La strategia che a Novellara abbiamo portato avanti in questi anni è rappresentata dal «Piano di lavoro e ricerca sulla cittadinanza multiculturale» del nostro Istituto Comprensivo che mira a un percorso personalizzato per ogni alunno grazie all’attenzione alla persona, il coinvolgimento delle famiglie, la presenza di volontari, l’impegno degli insegnanti. Questo modello, pur non essendo perfetto, rappresenta la “via italiana all’integrazione degli alunni stranieri”. Anche se devo riconoscere che negli ultimi due anni c’è stata una svolta e un’attenzione maggiore da parte del ministero della Pubblica Istruzione e che le leggi sull’integrazione scolastica ci sono, io negli anni in cui sono stato sindaco (dal 2004 al 2014, ndr) ho sempre applicato il principio che bisogna essere un passo avanti a quanto c’è scritto nelle norme. E volevo dare il segnale che le cose vanno fatte così».
La vostra esperienza può essere riproducibile altrove?
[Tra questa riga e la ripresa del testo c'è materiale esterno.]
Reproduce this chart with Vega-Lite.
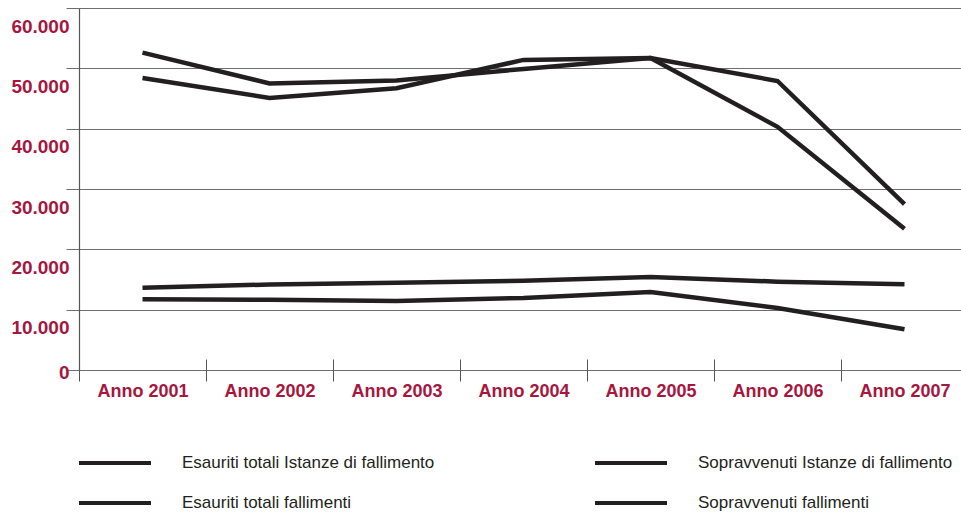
{
  "$schema": "https://vega.github.io/schema/vega-lite/v6.json",
  "autosize": {"type": "none"},
  "padding": {"left": 79, "top": 8, "right": 0, "bottom": 142},
  "width": 889,
  "height": 362,
  "background": "white",
  "config": {
    "view": {"stroke": null},
    "font": "Liberation Sans"
  },
  "data": {
    "values": [
      {"anno": "Anno 2001", "serie": "Esauriti totali Istanze di fallimento", "valore": 52600},
      {"anno": "Anno 2002", "serie": "Esauriti totali Istanze di fallimento", "valore": 47500},
      {"anno": "Anno 2003", "serie": "Esauriti totali Istanze di fallimento", "valore": 48000},
      {"anno": "Anno 2004", "serie": "Esauriti totali Istanze di fallimento", "valore": 49900},
      {"anno": "Anno 2005", "serie": "Esauriti totali Istanze di fallimento", "valore": 51700},
      {"anno": "Anno 2006", "serie": "Esauriti totali Istanze di fallimento", "valore": 47900},
      {"anno": "Anno 2007", "serie": "Esauriti totali Istanze di fallimento", "valore": 27500},
      {"anno": "Anno 2001", "serie": "Sopravvenuti Istanze di fallimento", "valore": 48400},
      {"anno": "Anno 2002", "serie": "Sopravvenuti Istanze di fallimento", "valore": 45100},
      {"anno": "Anno 2003", "serie": "Sopravvenuti Istanze di fallimento", "valore": 46700},
      {"anno": "Anno 2004", "serie": "Sopravvenuti Istanze di fallimento", "valore": 51400},
      {"anno": "Anno 2005", "serie": "Sopravvenuti Istanze di fallimento", "valore": 51700},
      {"anno": "Anno 2006", "serie": "Sopravvenuti Istanze di fallimento", "valore": 40300},
      {"anno": "Anno 2007", "serie": "Sopravvenuti Istanze di fallimento", "valore": 23400},
      {"anno": "Anno 2001", "serie": "Esauriti totali fallimenti", "valore": 13640},
      {"anno": "Anno 2002", "serie": "Esauriti totali fallimenti", "valore": 14170},
      {"anno": "Anno 2003", "serie": "Esauriti totali fallimenti", "valore": 14470},
      {"anno": "Anno 2004", "serie": "Esauriti totali fallimenti", "valore": 14800},
      {"anno": "Anno 2005", "serie": "Esauriti totali fallimenti", "valore": 15400},
      {"anno": "Anno 2006", "serie": "Esauriti totali fallimenti", "valore": 14640},
      {"anno": "Anno 2007", "serie": "Esauriti totali fallimenti", "valore": 14200},
      {"anno": "Anno 2001", "serie": "Sopravvenuti fallimenti", "valore": 11720},
      {"anno": "Anno 2002", "serie": "Sopravvenuti fallimenti", "valore": 11650},
      {"anno": "Anno 2003", "serie": "Sopravvenuti fallimenti", "valore": 11450},
      {"anno": "Anno 2004", "serie": "Sopravvenuti fallimenti", "valore": 11950},
      {"anno": "Anno 2005", "serie": "Sopravvenuti fallimenti", "valore": 12930},
      {"anno": "Anno 2006", "serie": "Sopravvenuti fallimenti", "valore": 10280},
      {"anno": "Anno 2007", "serie": "Sopravvenuti fallimenti", "valore": 6750}
    ]
  },
  "mark": {"type": "line", "strokeWidth": 4.5, "strokeCap": "butt", "strokeJoin": "miter", "clip": false},
  "encoding": {
    "x": {
      "field": "anno",
      "type": "ordinal",
      "scale": {"type": "band", "paddingInner": 0, "paddingOuter": 0},
      "axis": {
        "title": null,
        "domain": false,
        "offset": -11,
        "tickBand": "extent",
        "tickSize": 22,
        "tickColor": "#555555",
        "tickWidth": 1,
        "labelAngle": 0,
        "labelPadding": 1,
        "labelFont": "Liberation Sans",
        "labelFontSize": 18,
        "labelFontWeight": "bold",
        "labelColor": "#A6173F"
      }
    },
    "y": {
      "field": "valore",
      "type": "quantitative",
      "scale": {"domain": [0, 60000], "nice": false},
      "axis": {
        "title": null,
        "values": [0, 10000, 20000, 30000, 40000, 50000, 60000],
        "format": ",d",
        "labelExpr": "replace(datum.label, /,/g, '.')",
        "grid": true,
        "gridColor": "#6e6e6e",
        "gridWidth": 1,
        "tickColor": "#6e6e6e",
        "tickSize": 13,
        "domainColor": "#555555",
        "domainWidth": 1.2,
        "labelPadding": -3,
        "labelOffset": {"condition": {"test": "datum.value == 0", "value": 2}, "value": 18},
        "labelFont": "Liberation Sans",
        "labelFontSize": 19,
        "labelFontWeight": "bold",
        "labelColor": "#A6173F"
      }
    },
    "color": {
      "field": "serie",
      "type": "nominal",
      "scale": {
        "domain": [
          "Esauriti totali Istanze di fallimento",
          "Esauriti totali fallimenti",
          "Sopravvenuti Istanze di fallimento",
          "Sopravvenuti fallimenti"
        ],
        "range": ["#231f20", "#231f20", "#231f20", "#231f20"]
      },
      "legend": {
        "title": null,
        "orient": "none",
        "legendX": 25,
        "legendY": 444,
        "columns": 2,
        "columnPadding": 152,
        "rowPadding": 21,
        "symbolType": "M-4,0H4",
        "symbolSize": 324,
        "symbolStrokeWidth": 4,
        "labelOffset": 56,
        "labelFont": "Liberation Sans",
        "labelFontSize": 17,
        "labelColor": "#231f20",
        "labelLimit": 400
      }
    }
  }
}
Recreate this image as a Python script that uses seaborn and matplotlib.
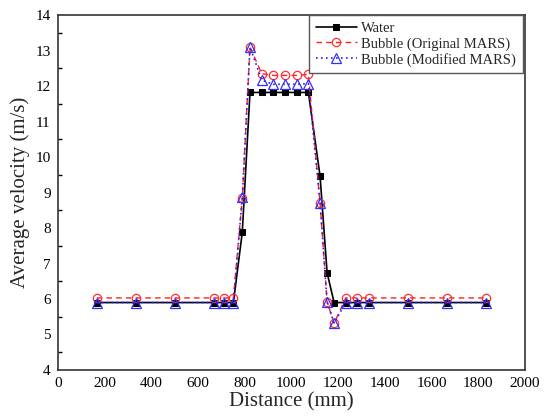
import matplotlib
matplotlib.use("Agg")
import matplotlib.pyplot as plt
from matplotlib.ticker import MultipleLocator
import seaborn as sns
import pandas as pd

# Measurement stations along the channel (mm)
distance = [167, 333, 500, 667, 710, 752, 790, 823, 873, 923, 973, 1023, 1073,
            1123, 1153, 1183, 1233, 1283, 1333, 1500, 1667, 1835]

# Average velocity (m/s) at each station
water = [5.9, 5.9, 5.9, 5.9, 5.9, 5.9, 7.88, 11.82, 11.82, 11.82, 11.82, 11.82, 11.82,
         9.46, 6.74, 5.9, 5.9, 5.9, 5.9, 5.9, 5.9, 5.9]
bubble_original = [6.03, 6.03, 6.03, 6.03, 6.03, 6.03, 8.85, 13.1, 12.35, 12.3, 12.3, 12.3, 12.33,
                   8.7, 5.92, 5.32, 6.03, 6.03, 6.03, 6.03, 6.03, 6.03]
bubble_modified = [5.9, 5.9, 5.9, 5.9, 5.9, 5.9, 8.86, 13.1, 12.17, 12.05, 12.05, 12.05, 12.07,
                   8.7, 5.92, 5.32, 5.9, 5.9, 5.9, 5.9, 5.9, 5.9]

series_labels = ["Water", "Bubble (Original MARS)", "Bubble (Modified MARS)"]

df = pd.DataFrame({
    "distance": distance,
    "water": water,
    "original": bubble_original,
    "modified": bubble_modified,
})

sns.set_theme(style="white")
plt.rcParams["font.family"] = ["Liberation Serif", "DejaVu Serif"]

fig = plt.figure(figsize=(5.48, 4.19), dpi=100)
ax = fig.add_axes([0.1053, 0.117, 0.8527, 0.847])

sns.lineplot(data=df, x="distance", y="water", ax=ax, estimator=None, sort=False,
             color="black", linestyle="-", linewidth=1.2, marker="s", markersize=4.8,
             markerfacecolor="black", markeredgecolor="black", label=series_labels[0])
sns.lineplot(data=df, x="distance", y="original", ax=ax, estimator=None, sort=False,
             color="#ff2020", linestyle=(0, (4, 3)), linewidth=1.0, marker="o", markersize=6,
             markerfacecolor="none", markeredgecolor="#ff3030", markeredgewidth=0.9,
             label=series_labels[1])
sns.lineplot(data=df, x="distance", y="modified", ax=ax, estimator=None, sort=False,
             color="#2020ff", linestyle=(0, (1, 2)), linewidth=1.2, marker="^", markersize=6.5,
             markerfacecolor="none", markeredgecolor="#3030ff", markeredgewidth=0.9,
             label=series_labels[2])

ax.set_xlim(0, 2000)
ax.set_ylim(4, 14)
ax.xaxis.set_major_locator(MultipleLocator(200))
ax.yaxis.set_major_locator(MultipleLocator(1))
ax.yaxis.set_minor_locator(MultipleLocator(0.5))

ax.tick_params(axis="both", which="both", direction="in", top=False, right=False,
               labelsize=11, colors="black", pad=5)
ax.tick_params(axis="both", which="major", length=5, width=1.0)
ax.tick_params(axis="y", which="minor", length=3, width=1.0, left=True)
ax.tick_params(axis="x", which="minor", bottom=False)

for spine in ax.spines.values():
    spine.set_visible(True)
    spine.set_color("#333333")
    spine.set_linewidth(1.2)

ax.set_xlabel("Distance (mm)", fontsize=15, labelpad=2)
ax.set_ylabel("Average velocity (m/s)", fontsize=15, labelpad=4)
ax.grid(False)

leg = ax.legend(loc="upper right", bbox_to_anchor=(0.995, 1.0), fontsize=10.5,
                frameon=True, fancybox=False, edgecolor="#555555", framealpha=1,
                handlelength=2.8, handletextpad=0.3, borderpad=0.45, labelspacing=0.15,
                borderaxespad=0.0)
leg.get_frame().set_linewidth(1.0)

fig.savefig("out.png", dpi=100)
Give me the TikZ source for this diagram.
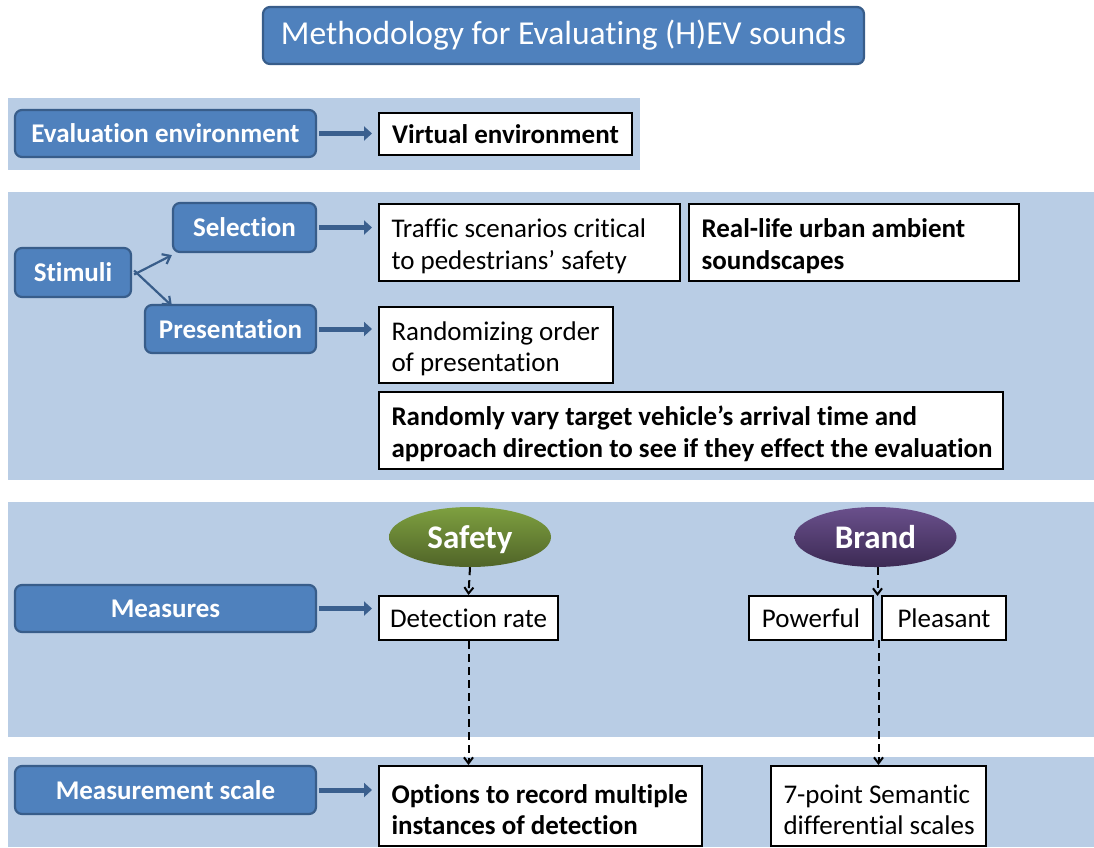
\documentclass[tikz,border=0pt]{standalone}
\usepackage{fontspec}
\setmainfont{Carlito}[Ligatures=NoCommon]
\usetikzlibrary{arrows.meta,shapes.geometric}
\definecolor{panel}{HTML}{B9CDE5}
\definecolor{boxblue}{HTML}{4F81BD}
\definecolor{boxline}{HTML}{385D8A}
\definecolor{arrowblue}{HTML}{3A5F8E}
\newcommand{\bodyfont}{\fontsize{27}{31.5}\selectfont\spaceskip=0.226em plus 0.03em minus 0.03em\relax}
% tall first-line strut, lowers two-line texts a little inside their boxes
\newcommand{\topstrut}{\rule{0pt}{26pt}}
\begin{document}
\begin{tikzpicture}[x=1pt,y=-1pt,
  panelbg/.style={fill=panel,draw=none},
  bluebox/.style={draw=boxline,line width=2.2pt,fill=boxblue,rounded corners=7pt,
    text=white,font=\bodyfont\bfseries,inner sep=0pt},
  whitebox/.style={draw=black,line width=2pt,fill=white,inner sep=0pt,font=\bodyfont},
  boldbox/.style={whitebox,font=\bodyfont\bfseries},
  fatarrow/.style={draw=arrowblue,line width=5pt,-{Triangle[length=8pt,width=14pt]}},
  thinarrow/.style={draw=boxline,line width=2.2pt,-{Straight Barb[length=7pt,width=11pt]}},
  dasharrow/.style={draw=black,line width=2pt,dash pattern=on 8pt off 5pt,
    -{Straight Barb[length=6pt,width=9pt]}},
  oval/.style={ellipse,draw=none,minimum width=162pt,minimum height=60pt,
    text=white,font=\fontsize{33}{38}\selectfont\bfseries,inner sep=0pt,
    text height=25pt,text depth=3pt}
]
\useasboundingbox (0,0) rectangle (1094,847);
\fill[white] (0,0) rectangle (1094,847);

% section panels
\fill[panelbg] (8,98) rectangle (640,170);
\fill[panelbg] (8,192) rectangle (1094,480);
\fill[panelbg] (8,502) rectangle (1094,737);
\fill[panelbg] (8,757) rectangle (1094,847);

% title
\node[bluebox,font=\fontsize{33.5}{38}\selectfont,minimum width=601pt,minimum height=57pt]
  (title) at (563.5,35.5) {Methodology for Evaluating (H)EV sounds};

% evaluation environment
\node[bluebox,minimum width=301pt,minimum height=47pt] (evenv) at (165.5,133.5) {Evaluation environment};
\node[boldbox,minimum width=253pt,minimum height=42pt] (virt) at (505.5,134) {Virtual environment};
\draw[fatarrow] ([xshift=2]evenv.east) -- ([xshift=-6]evenv.east -| virt.west);

% stimuli
\node[bluebox,minimum width=116pt,minimum height=49pt] (stim) at (73,272.5) {Stimuli};
\node[bluebox,minimum width=143pt,minimum height=49pt] (sel) at (244.5,227.5) {Selection};
\node[bluebox,minimum width=171pt,minimum height=48pt] (pres) at (230.5,329) {Presentation};
\draw[thinarrow] ([xshift=2,yshift=-2]stim.east) -- ([yshift=-2]sel.south west);
\draw[thinarrow] ([xshift=2,yshift=2]stim.east) -- ([xshift=28,yshift=-2]pres.north west);

\node[whitebox,minimum width=301pt,minimum height=77pt,text width=276pt,align=flush left]
  (traffic) at (529.5,242.5) {\topstrut\mbox{Traffic scenarios critical}\\\mbox{to pedestrians’ safety}};
\node[boldbox,minimum width=330pt,minimum height=77pt,text width=305pt,align=flush left]
  (urban) at (854,242.5) {\topstrut\mbox{Real-life urban ambient}\\\mbox{soundscapes}};
\draw[fatarrow] ([xshift=2]sel.east) -- ([xshift=-6]sel.east -| traffic.west);

\node[whitebox,minimum width=234pt,minimum height=76pt,text width=209pt,align=flush left]
  (rand) at (496,345) {\topstrut\mbox{Randomizing order}\\\mbox{of presentation}};
\draw[fatarrow] ([xshift=2]pres.east) -- ([xshift=-6]pres.east -| rand.west);

\node[boldbox,minimum width=624pt,minimum height=77pt,text width=599pt,align=flush left]
  (vary) at (691,430.5)
  {\topstrut\mbox{Randomly vary target vehicle’s arrival time and}\\\mbox{approach direction to see if they effect the evaluation}};

% measures
\node[oval,top color={rgb,255:red,126;green,160;blue,64},bottom color={rgb,255:red,80;green,100;blue,40}]
  (safety) at (470,537) {Safety};
\node[oval,top color={rgb,255:red,106;green,80;blue,140},bottom color={rgb,255:red,60;green,42;blue,84}]
  (brand) at (875.5,537) {Brand};

\node[bluebox,minimum width=301pt,minimum height=47pt] (meas) at (165.5,608.5) {Measures};
\node[whitebox,minimum width=179pt,minimum height=44pt] (detect) at (468.5,618) {Detection rate};
\draw[fatarrow] ([xshift=2]meas.east) -- ([xshift=-6]meas.east -| detect.west);

\node[whitebox,minimum width=124pt,minimum height=44pt] (power) at (811,618) {Powerful};
\node[whitebox,minimum width=124pt,minimum height=44pt] (pleas) at (944,618) {Pleasant};
\coordinate (gap) at (877.5,596);
\coordinate (gapb) at (878.5,640);

\draw[dasharrow] (safety.south) -- (detect.north);
\draw[dasharrow] (brand.south -| gap) -- (gap);

% measurement scale
\node[bluebox,minimum width=301pt,minimum height=48pt] (mscale) at (165.5,790) {Measurement scale};
\node[boldbox,minimum width=323pt,minimum height=80pt,text width=298pt,align=flush left]
  (opts) at (540.5,806) {\topstrut\mbox{Options to record multiple}\\\mbox{instances of detection}};
\node[whitebox,minimum width=215pt,minimum height=80pt,text width=190pt,align=flush left]
  (sem) at (878.5,806) {\topstrut\mbox{7-point Semantic}\\\mbox{differential scales}};
\draw[fatarrow] ([xshift=2]mscale.east) -- ([xshift=-6]mscale.east -| opts.west);

\draw[dasharrow] (detect.south) -- (detect.south |- opts.north);
\draw[dasharrow] (gapb) -- (gapb |- sem.north);
\end{tikzpicture}
\end{document}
Nessuno pensa di avere la soluzione pronta e la verità in tasca. Ogni comunità deve cucirsi addosso un vestito in base anche alla realtà che si vive e alle persone (dagli insegnanti alle associazioni di volontariato) che vi operano. Certo è che solo i territori che meglio hanno saputo cogliere la portata politica di questo cambiamento e che hanno creduto nella scuola prima di tutto, sono oggi i più “competitivi” e ricchi di vivacità e coesione. Il senso della nostra esperienza è un appello alla collaborazione di tutti. E credo che possa dare un ulteriore contributo al dibattito sull’accoglienza ai migranti, di grande attualità in questo momento. L’importante per me è avere sempre chiaro in testa un orizzonte, sapere che tipo di città si vuole tra vent’anni. Chi invece si fa prendere dalle paure, magari ottiene una sicurezza immediata, ma non costruirà mai niente di buono per il futuro».